We arrived at 1500, a mere 1 1/2 hrs from landing in Cabo. The town is so small that if you blink you'll miss it. It started off as a small fishing village and once the marine park was established, became a little tourist haven for diving. Here there are 3 dive shops and 5 restaurants and several small cabanas for rent along the beachfront. It is one of those iconic sleepy Baja beach towns that you immediately fall in love with and start fantasizing about retiring to.

We rented an adorable small thatched roof cabana from Cabo Pulmo Beach Resort ($69/night) and set up our dives for the following day ($75/2 tank dive) with the same company. The receptionist asked us if we wanted a key, because she said the town was so safe that no one ever locks their doors. The cynical cop in me believes that no matter where you are you should always lock your doors, however the thought was nice considering all the negative news we always hear about Mexico these days.

Once settled we went in search of the first of our many fish and shrimp tacos this trip at Caballero's, delicious. We chatted with a old gringo with his dog who bragged about not being back in the US for 11 years and being homeless, moving from house to house, care taking for all the vacation rental owners.

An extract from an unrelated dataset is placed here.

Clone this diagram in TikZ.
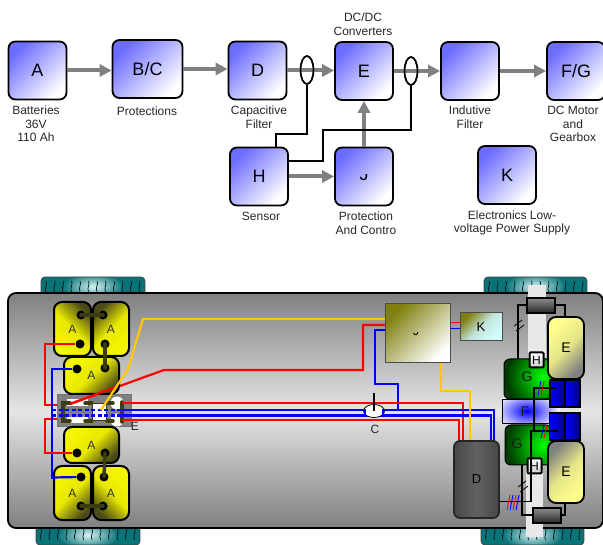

We finished the evening taking a long walk along the beach beside a visible protruding reef just 500 ft. offshore. As we were looking out over the ocean we saw some breaking waves and what looked like a dolphin or small whale jumping. Pulling out our binoculars we were delighted to discover a small baby humpback whale with it's mother. We watched the baby breaching every minute or so, the mother every 5 mins, in a display that could only be described as a baby frolicking and playing.